Moody’s affirms Gabon’s Ba3 ratings; outlook stable

Libreville, Gabon, Capital Markets in Africa —- Moody’s Investors Service has today affirmed the Republic of Gabon’s Ba3 issuer and government bond ratings. The outlook is stable.

The key drivers behind Moody’s decision to affirm the Ba3 ratings are:

(1) Moody’s expectation that the oil shock-induced deterioration in the government’s debt profile will reverse from 2017 onwards and will remain in line with similar rated peers; 

(2) the country’s membership of the Economic and Monetary Union of Central Africa (CEMAC in French) and the franc Zone, which limits Gabon’s susceptibility to external shocks during the period of adjustment to lower global oil prices.

Gabon’s country and deposit ceilings remain unchanged at Baa3.

The stable outlook reflects Moody’s expectation that the deterioration in government debt and fiscal positions will be contained and ultimately reverse from 2017 onward. The growth outlook is expected to remain healthy and external risks induced by the terms of trade shock limited.

What could move the Rating up/down 
Better-than-expected containment of the government’s fiscal deficits and debt, progress in the diversification of the economy, and decreased reliance on oil revenues for government finances could lead to upward pressure on the ratings.
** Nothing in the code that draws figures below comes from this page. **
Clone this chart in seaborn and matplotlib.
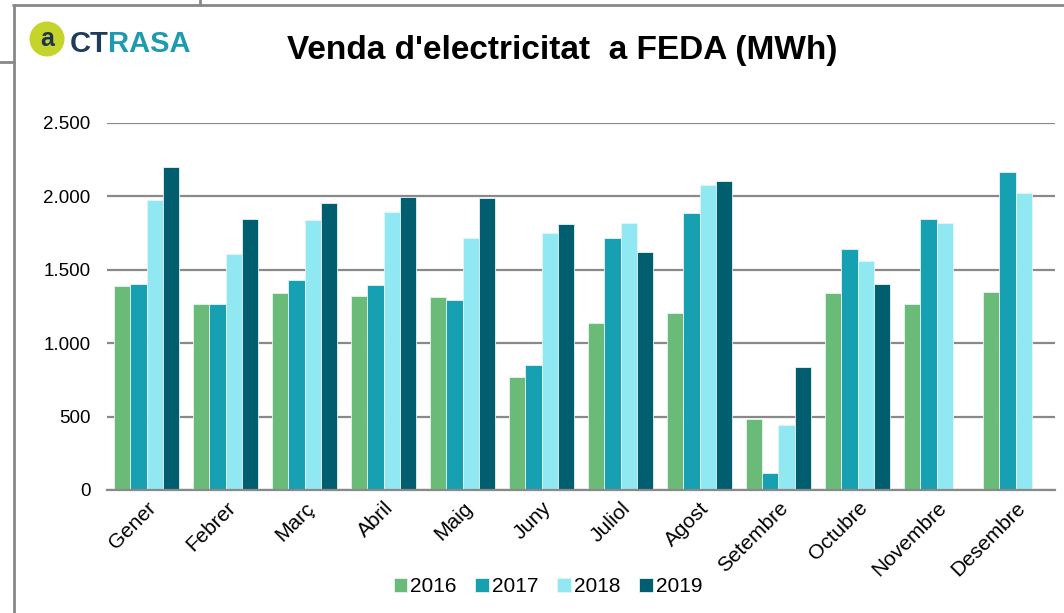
import numpy as np
import pandas as pd
import matplotlib.pyplot as plt
import seaborn as sns
from matplotlib.lines import Line2D
from matplotlib.ticker import FuncFormatter

# ---------------------------------------------------
# Data (MWh per month)
# ---------------------------------------------------
months = ["Gener", "Febrer", "Març", "Abril", "Maig", "Juny",
          "Juliol", "Agost", "Setembre", "Octubre", "Novembre", "Desembre"]
years = ["2016", "2017", "2018", "2019"]

v2016 = [1390, 1269, 1340, 1322, 1313, 770, 1135, 1206, 486, 1340, 1269, 1347]
v2017 = [1403, 1269, 1430, 1396, 1297, 854, 1719, 1890, 114, 1642, 1846, 2164]
v2018 = [1975, 1608, 1839, 1896, 1719, 1748, 1819, 2080, 445, 1558, 1819, 2023]
v2019 = [2198, 1846, 1953, 1996, 1987, 1812, 1621, 2107, 840, 1401, np.nan, np.nan]

colors = ["#6BBB78", "#16A0B1", "#90E8F2", "#005E6E"]

# long format for seaborn
df = pd.DataFrame({
    "mes": months * 4,
    "any": sum([[y] * 12 for y in years], []),
    "MWh": v2016 + v2017 + v2018 + v2019,
})

# ---------------------------------------------------
# Plot
# ---------------------------------------------------
sns.set_theme(style="white")
plt.rcParams["font.family"] = ["Liberation Sans", "DejaVu Sans"]
plt.rcParams["text.color"] = "black"

W, H = 1064, 613
fig = plt.figure(figsize=(10.64, 6.13), dpi=100)
ax = fig.add_axes([107 / W, 1 - 490 / H, (1055 - 107) / W, (490 - 123) / H])

sns.barplot(data=df, x="mes", y="MWh", hue="any", order=months, hue_order=years,
            palette=colors, saturation=1, width=0.835, gap=0,
            edgecolor="#e8f4f4", linewidth=0.6, ax=ax)

ax.set_ylim(0, 2500)
ax.set_xlim(-0.5, 11.5)
ax.set_yticks([0, 500, 1000, 1500, 2000, 2500])
ax.yaxis.set_major_formatter(FuncFormatter(lambda v, p: f"{int(v):,}".replace(",", ".")))
ax.grid(axis="y", color="#898989", linewidth=1.6)
ax.set_axisbelow(True)
for s in ["top", "right", "left"]:
    ax.spines[s].set_visible(False)
ax.spines["bottom"].set_color("#898989")
ax.spines["bottom"].set_linewidth(1.6)
ax.tick_params(axis="both", length=0, colors="black")
ax.tick_params(axis="y", labelsize=13.5, pad=12)
ax.tick_params(axis="x", labelsize=15, pad=6)
ax.set_xlabel("")
ax.set_ylabel("")
plt.setp(ax.get_xticklabels(), rotation=45, ha="right", rotation_mode="anchor")

# legend at the bottom
ax.legend(loc="center", bbox_to_anchor=(548 / W, 1 - 587 / H),
          bbox_transform=fig.transFigure, ncol=4, frameon=False,
          fontsize=15, handlelength=0.65, handleheight=0.65,
          handletextpad=0.15, columnspacing=0.9)

# title
fig.text(562 / W, 1 - 51 / H, "Venda d'electricitat  a FEDA (MWh)",
         ha="center", va="center", fontsize=24, fontweight="bold", color="black")

# logo
fig.text(47 / W, 1 - 39 / H, "a", ha="center", va="center", fontsize=18,
         fontweight="bold", color="#1F3350",
         bbox=dict(boxstyle="circle,pad=0.22", fc="#C5D42A", ec="none"))
t1 = fig.text(70 / W, 1 - 44 / H, "CT", ha="left", va="center", fontsize=21,
              fontweight="bold", color="#1F3B5A")
fig.canvas.draw()
bb = t1.get_window_extent()
fig.text(bb.x1 / W - 1 / W, 1 - 44 / H, "RASA", ha="left", va="center", fontsize=21,
         fontweight="bold", color="#1E9AB0")

# frame lines from the original slide
frame = dict(color="#888888", linewidth=2)
fig.add_artist(Line2D([13 / W, 1], [1 - 5 / H, 1 - 5 / H], **frame))
fig.add_artist(Line2D([200 / W, 200 / W], [1, 1 - 5 / H], **frame))
fig.add_artist(Line2D([14 / W, 14 / W], [1 - 5 / H, 0], **frame))
fig.add_artist(Line2D([0, 14 / W], [1 - 62 / H, 1 - 62 / H], **frame))

fig.savefig("out.png", dpi=100)
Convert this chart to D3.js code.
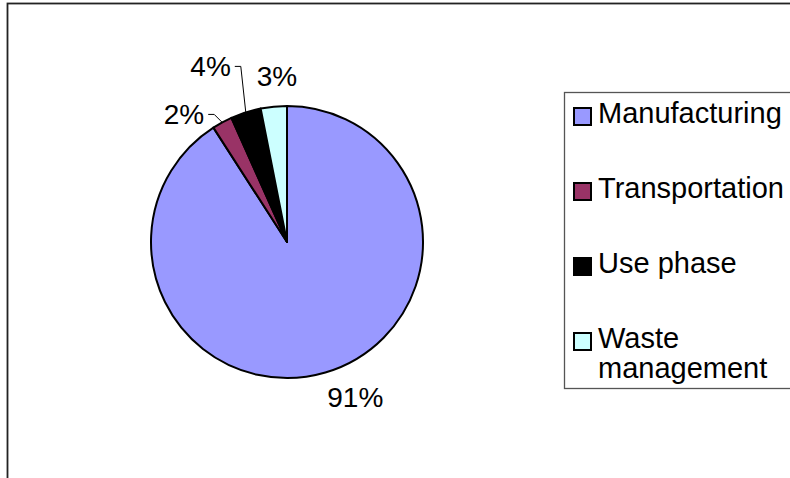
<!DOCTYPE html>
<html>
<head>
<meta charset="utf-8">
<script src="https://cdn.jsdelivr.net/npm/d3@7"></script>
<style>
  html, body { margin: 0; padding: 0; background: #fff; }
  svg { display: block; font-family: "Liberation Sans", Arial, sans-serif; }
</style>
</head>
<body>
<svg id="chart" width="790" height="478"></svg>
<script>
// data
const categories = [ "Manufacturing", "Transportation", "Use phase", "Waste management" ] ;
const shares = [ 90.9, 2.4, 3.6, 3.1 ] ;
const labels = [ "91%", "2%", "4%", "3%" ] ;
const colors = [ "#9999ff", "#993366", "#000000", "#ccffff" ] ;

const width = 790 ;
const height = 478 ;

const svg = d3.select( "#chart" ) ;

// outer frame (cropped chart border)
svg.append( "rect" )
	.attr( "x", 7.5 )
	.attr( "y", 3.5 )
	.attr( "width", 820 )
	.attr( "height", 520 )
	.attr( "fill", "none" )
	.attr( "stroke", "#222" )
	.attr( "stroke-width", 1.8 ) ;

const cx = 287, cy = 242, radius = 136 ;

const pie = d3.pie()
	.sort( null )
	.value( function(d) { return d ; } ) ;

const arcs = pie( shares ) ;

const arc = d3.arc()
	.innerRadius( 0 )
	.outerRadius( radius ) ;

const g = svg.append( "g" )
	.attr( "transform", "translate(" + cx + "," + cy + ")" ) ;

g.selectAll( "path" )
	.data( arcs )
	.enter().append( "path" )
		.attr( "d", arc )
		.attr( "fill", function(d, i) { return colors[i] ; } )
		.attr( "stroke", "#000" )
		.attr( "stroke-width", 2 )
		.attr( "stroke-linejoin", "round" ) ;

function mid(d) { return (d.startAngle + d.endAngle) / 2 ; }
function at(a, r) { return [ Math.sin(a) * r, -Math.cos(a) * r ] ; }

// label placement: gap outside the rim, or a leader elbow for the crowded ones
const labelGap = [ 14, 0, 0, 19 ] ;
const leaderElbow = [ null, [ -8, -8 ], [ -5, -46 ], null ] ;

arcs.forEach( function(d, i) {
	const a = mid(d) ;
	if( leaderElbow[i] ) {
		const p0 = at( a, radius ) ;
		const p1 = [ p0[0] + leaderElbow[i][0], p0[1] + leaderElbow[i][1] ] ;
		const p2 = [ p1[0] - 6, p1[1] ] ;
		g.append( "polyline" )
			.attr( "points", [p0, p1, p2].map( function(p) { return p.join(",") ; } ).join(" ") )
			.attr( "fill", "none" )
			.attr( "stroke", "#000" )
			.attr( "stroke-width", 1 ) ;
		g.append( "text" )
			.attr( "x", p2[0] - 4 )
			.attr( "y", p2[1] + 10 )
			.attr( "text-anchor", "end" )
			.style( "font-size", "28px" )
			.text( labels[i] ) ;
	} else {
		const p = at( a, radius + labelGap[i] ) ;
		const below = Math.cos(a) < 0 ;
		g.append( "text" )
			.attr( "x", below ? p[0] + 26 : p[0] + 5 )
			.attr( "y", below ? p[1] + 21 : p[1] - 2 )
			.attr( "text-anchor", "middle" )
			.style( "font-size", "28px" )
			.text( labels[i] ) ;
	}
}) ;

// legend
const legend = svg.append( "g" ) ;

legend.append( "rect" )
	.attr( "x", 564.5 )
	.attr( "y", 92.5 )
	.attr( "width", 240 )
	.attr( "height", 296 )
	.attr( "fill", "#fff" )
	.attr( "stroke", "#555" )
	.attr( "stroke-width", 1.3 ) ;

const rowY = d3.scalePoint()
	.domain( categories )
	.range( [ 123, 348 ] ) ;

const rows = legend.selectAll( "g.row" )
	.data( categories )
	.enter().append( "g" )
		.attr( "class", "row" )
		.attr( "transform", function(d) { return "translate(0," + rowY(d) + ")" ; } ) ;

rows.append( "rect" )
	.attr( "x", 574 )
	.attr( "y", -15 )
	.attr( "width", 17 )
	.attr( "height", 17 )
	.attr( "fill", function(d, i) { return colors[i] ; } )
	.attr( "stroke", "#000" )
	.attr( "stroke-width", 2 ) ;

rows.append( "text" )
	.attr( "x", 598 )
	.attr( "y", 0 )
	.style( "font-size", "29px" )
	.each( function(d) {
		const words = d === "Waste management" ? [ "Waste", "management" ] : [ d ] ;
		const t = d3.select( this ) ;
		words.forEach( function(w, k) {
			t.append( "tspan" )
				.attr( "x", 598 )
				.attr( "dy", k === 0 ? 0 : 30 )
				.text( w ) ;
		}) ;
	}) ;
</script>
</body>
</html>
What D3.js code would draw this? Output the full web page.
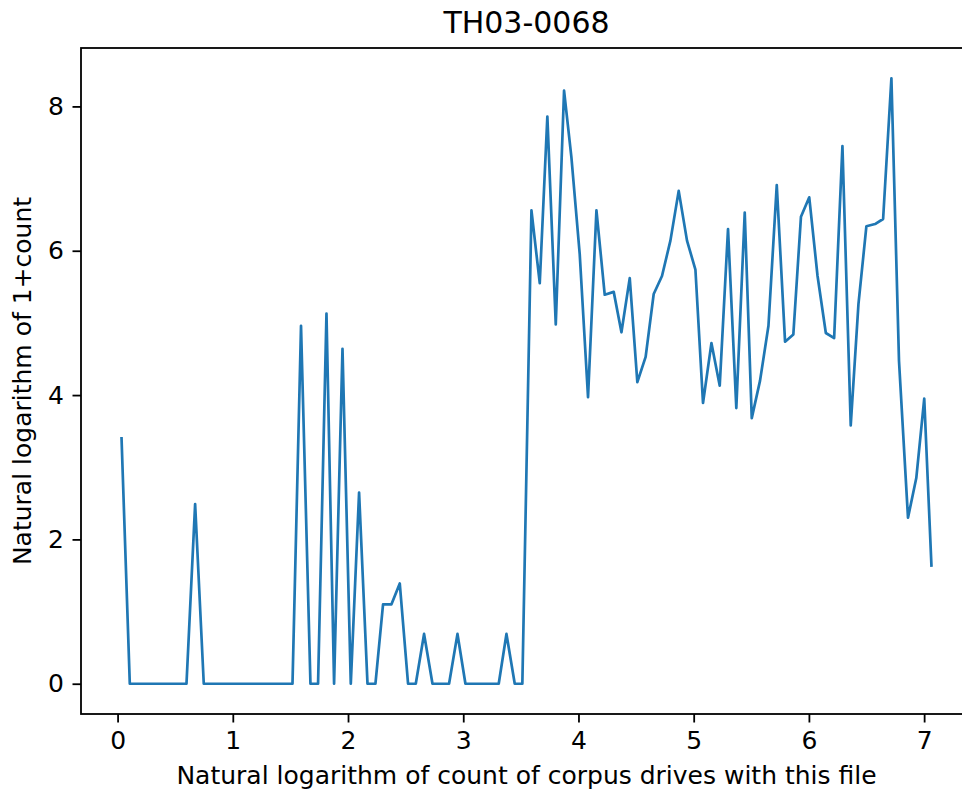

Conversely, downward rating pressure will increase if the government’s finances deteriorate faster than expected in Moody’s baseline scenario and fail to reverse over the considered horizon.

Key Economic Indicators: 
— GDP per capita (PPP basis, US$): 20,756 (2014 Actual) (also known as Per Capita Income) 
— Real GDP growth (% change): 4.1% (2014 Actual) (also known as GDP Growth) 
— Inflation Rate (CPI, % change Dec/Dec): 1.7% (2014 Actual) 
— Gen. Gov. Financial Balance/GDP: 2.6% (2014 Actual) (also known as Fiscal Balance) 
— Current Account Balance/GDP: 7.5% (2014 Actual) (also known as External Balance) 
— Level of economic development: Low level of economic resilience 
— Default history: At least one default event (on bonds and/or loans) has been recorded since 1983.